Visiting "The Dish"

On December 12, 2004, Darryl Smith, VK2TDS, and I were lucky enough to visit the CSIRO 64M Radio Telescope near Parkes, NSW, Australia. In addition to being an important site for radio astronomy, this is where the TV signals from the first moon landing in 1969 were received. A reasonably fictional, but very enjoyable, movie about Parkes' role in the Apollo 11 mission is The Dish.

Andrew Hunt, a CSIRO staffer, was kind enough to give us a full tour of the facility. I've been to a few other sites that house big dishes (including the BT earth station at Goonhilly Downs in the UK, and the NASA Deep Space Network station at Tidbinbilla near Canberra, Australia) but I've never had an in-depth tour like this one. Thanks, Andrew!!!

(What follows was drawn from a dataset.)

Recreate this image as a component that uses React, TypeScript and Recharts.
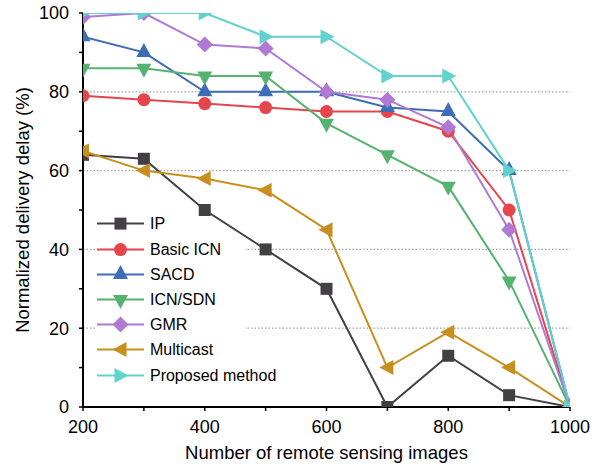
import React from "react";
import { LineChart, Line, XAxis, YAxis, ReferenceLine } from "recharts";

const imageCounts = [200, 300, 400, 500, 600, 700, 800, 900, 1000];
const ipDelay = [64, 63, 50, 40, 30, 0, 13, 3, 0];
const basicIcnDelay = [79, 78, 77, 76, 75, 75, 70, 50, 0];
const sacdDelay = [94, 90, 80, 80, 80, 76, 75, 60, 0];
const icnSdnDelay = [86, 86, 84, 84, 72, 64, 56, 32, 0];
const gmrDelay = [99, 100, 92, 91, 80, 78, 71, 45, 0];
const multicastDelay = [65, 60, 58, 55, 45, 10, 19, 10, 0];
const proposedDelay = [100, 100, 100, 94, 94, 84, 84, 60, 0];

const xTicks = [200, 300, 400, 500, 600, 700, 800, 900, 1000];
const yTicks = [0, 10, 20, 30, 40, 50, 60, 70, 80, 90, 100];
const gridValues = [20, 40, 60, 80];

const FONT = "'Liberation Sans', Arial, Helvetica, sans-serif";

type Shape = "square" | "circle" | "up" | "down" | "diamond" | "left" | "right";

const series: { key: string; name: string; color: string; shape: Shape; values: number[] }[] = [
  { key: "ip", name: "IP", color: "#433f45", shape: "square", values: ipDelay },
  { key: "basic", name: "Basic ICN", color: "#e6454b", shape: "circle", values: basicIcnDelay },
  { key: "sacd", name: "SACD", color: "#3c6db6", shape: "up", values: sacdDelay },
  { key: "icnsdn", name: "ICN/SDN", color: "#56b26f", shape: "down", values: icnSdnDelay },
  { key: "gmr", name: "GMR", color: "#b07ad4", shape: "diamond", values: gmrDelay },
  { key: "multicast", name: "Multicast", color: "#c88f1f", shape: "left", values: multicastDelay },
  { key: "proposed", name: "Proposed method", color: "#62d2cf", shape: "right", values: proposedDelay },
];

const data = imageCounts.map((x, i) => {
  const row: Record<string, number> = { x };
  series.forEach((s) => {
    row[s.key] = s.values[i];
  });
  return row;
});

function markerEl(shape: Shape, cx: number, cy: number, color: string, key?: any) {
  switch (shape) {
    case "square":
      return <rect key={key} x={cx - 6} y={cy - 6} width={12} height={12} fill={color} />;
    case "circle":
      return <circle key={key} cx={cx} cy={cy} r={6.5} fill={color} />;
    case "up":
      return (
        <polygon key={key} points={`${cx},${cy - 9.5} ${cx - 7.5},${cy + 4.5} ${cx + 7.5},${cy + 4.5}`} fill={color} />
      );
    case "down":
      return (
        <polygon key={key} points={`${cx},${cy + 9.5} ${cx - 7.5},${cy - 4.5} ${cx + 7.5},${cy - 4.5}`} fill={color} />
      );
    case "diamond":
      return (
        <polygon key={key} points={`${cx},${cy - 8} ${cx + 8},${cy} ${cx},${cy + 8} ${cx - 8},${cy}`} fill={color} />
      );
    case "left":
      return (
        <polygon key={key} points={`${cx - 8},${cy} ${cx + 6},${cy - 7.5} ${cx + 6},${cy + 7.5}`} fill={color} />
      );
    case "right":
      return (
        <polygon key={key} points={`${cx + 8},${cy} ${cx - 6},${cy - 7.5} ${cx - 6},${cy + 7.5}`} fill={color} />
      );
  }
  return null;
}

const YTick = (props: any) => {
  const { x, y, payload } = props;
  if (payload.value % 20 !== 0) return <g />;
  return (
    <text x={x} y={y} dy="0.355em" textAnchor="end" fontSize={18} fill="#000" fontFamily={FONT}>
      {payload.value}
    </text>
  );
};

const XTick = (props: any) => {
  const { x, y, payload } = props;
  if (payload.value % 200 !== 0) return <g />;
  return (
    <text x={x} y={y} dy="0.71em" textAnchor="middle" fontSize={18} fill="#000" fontFamily={FONT}>
      {payload.value}
    </text>
  );
};

const XTitle = (props: any) => {
  const vb = props.viewBox || {};
  return (
    <text x={vb.x + vb.width / 2} y={vb.y + 52} textAnchor="middle" fontSize={18.5} fill="#000" fontFamily={FONT}>
      Number of remote sensing images
    </text>
  );
};

const YTitle = (props: any) => {
  const vb = props.viewBox || {};
  const cx = 29;
  const cy = vb.y + vb.height / 2;
  return (
    <text
      x={cx}
      y={cy}
      transform={`rotate(-90 ${cx} ${cy})`}
      textAnchor="middle"
      fontSize={18.5}
      fill="#000"
      fontFamily={FONT}
    >
      Normalized delivery delay (%)
    </text>
  );
};

const LegendBox = () => (
  <div
    style={{
      position: "absolute",
      left: 97,
      top: 211.4,
      fontFamily: FONT,
      fontSize: 16,
      color: "#000",
    }}
  >
    {series.map((s, i) => (
      <div
        key={s.key}
        style={{
          height: 25.2,
          width: 148,
          display: "flex",
          alignItems: "center",
          whiteSpace: "nowrap",
          background: i === 0 ? "transparent" : "#fff",
        }}
      >
        <svg width={48} height={25.2} style={{ display: "block", overflow: "visible" }}>
          <line x1={0} x2={47} y1={12.6} y2={12.6} stroke={s.color} strokeWidth={2} />
          {markerEl(s.shape, 23.5, 12.6, s.color)}
        </svg>
        <span style={{ marginLeft: 5, lineHeight: "25.2px" }}>{s.name}</span>
      </div>
    ))}
  </div>
);

export default function App() {
  return (
    <div style={{ position: "absolute", left: 0, top: 0, width: 606, height: 469, background: "#fff" }}>
      <LineChart
        width={606}
        height={469}
        data={data}
        margin={{ top: 13, right: 36, left: 0, bottom: 0 }}
        style={{ fontFamily: FONT }}
      >
        <XAxis
          dataKey="x"
          type="number"
          domain={[200, 1000]}
          ticks={xTicks}
          allowDataOverflow
          height={62}
          tickSize={4}
          tickMargin={9}
          tick={<XTick />}
          axisLine={{ stroke: "#000", strokeWidth: 2 }}
          tickLine={{ stroke: "#000", strokeWidth: 1.5 }}
          label={<XTitle />}
        />
        <YAxis
          type="number"
          domain={[0, 100]}
          ticks={yTicks}
          allowDataOverflow
          width={83}
          tickSize={4}
          tickMargin={10}
          tick={<YTick />}
          axisLine={{ stroke: "#000", strokeWidth: 2 }}
          tickLine={{ stroke: "#000", strokeWidth: 1.5 }}
          label={<YTitle />}
        />
        {gridValues.map((v) => (
          <ReferenceLine key={v} y={v} stroke="#a0a0a0" strokeWidth={1.2} strokeDasharray="1.5 2" />
        ))}
        {series.map((s) => (
          <Line
            key={s.key}
            dataKey={s.key}
            name={s.name}
            stroke={s.color}
            strokeWidth={2}
            isAnimationActive={false}
            dot={(p: any) => markerEl(s.shape, p.cx, p.cy, s.color, `${s.key}-${p.index}`)}
            activeDot={false}
          />
        ))}
      </LineChart>
      <LegendBox />
    </div>
  );
}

Here are some pictures of our visit.

John in the Maser Hut

The hydrogen masers used to control the frequency of the receivers and provide precise timing information for interferometry are located in a small temperature controlled hut. There are two masers -- one a "Smithsonian" unit, and the other a newer Russian unit. An HP 5065A Rubidium standard is also in the hut, but these days it mainly serves as an expensive thermometer -- its phase record shows whether there's a problem with the temperature control!

Andrew and the Computer Room

The observatory now has over 100 computers on site. Taming the RFI is a real challenge, and if you look at the side of the rack, you can see screening that's part of the attempt at RFI control. The left side of the first rack contains several custom correlator cards. These are high speed digital signal processing units, designed by Andrew and the CSIRO team, used to time-shift and combine the signal from multiple receivers for interferometer use.

Part of the Receiver System

This rack contains mixers and signal routing equipment. The patch cables make me feel that my own shack isn't so bad, after all. The local oscillators for the receivers are generated by HP signal generators locked to the maser -- unfortunately I didn't get a picture of the rack of generators.

GPS Frequency Monitoring

Darryl and I noticed a monitor with a familiar screen -- it's the original DOS version of Tom Clark's "Showtime" software used with the TAPR Totally Accurate Clock GPS timekeeping interface. Since both Darryl and I are on TAPR's Board, and I have a couple of TACs (including one of the beta units) in my basement, it warmed our hearts to see TAPR's stuff at work here.

CSIRO uses the GPS system to monitor the frequency offset of their masers. If my count was correct, they had at least one TAC, as well as a couple of CNS Clocks, which are a commercial version of the TAC. In addition to using the GPS 1pps signal, they do common-view GPS comparisons with another site in the Australia Telescope network. They currently keep the two sites synchronized to within about 4ns.

Lots of Data


Darryl and Andrew on the Catwalk

The Interferometer Dish on the East/West Track

(From the Catwalk)

The Original Access Road

As Shown in "The Dish"

The "Rotor Loop"

At least, that's what we hams would call it. This is the central support of the dish, showing the flexible feedlines dressed to allow 360 degree rotation.

Movement Controls

Andrew's specialty is maintaining the electronics that control the precise movement of the dish. This cabinet contains the motor controllers.

Equatorial Aiming Scope

This is one of the neatest features in the dish's design. This device is mounted at the center of the dish mount. Due to its small size and shielding from the elements, it can be aimed very precisely. Once it is aimed, the big dish is moved to about the right location, and then a laser and photodetector system automatically adjusts the dish to keep it pointed at exactly the same spot as the aiming scope. Any error due to wind or mechanical slippage is automatically corrected.

The Last Chart Recorder

This is the only chart recorder still running at Parkes. It's used as part of the VLBI system. I checked the chart, but didn't see any wiggles marked "Wow!".

Mars Receiver

This is the front end (cryogenic amplifier and downconverter) for the receiver used to monitor several of the NASA Mars missions currently underway.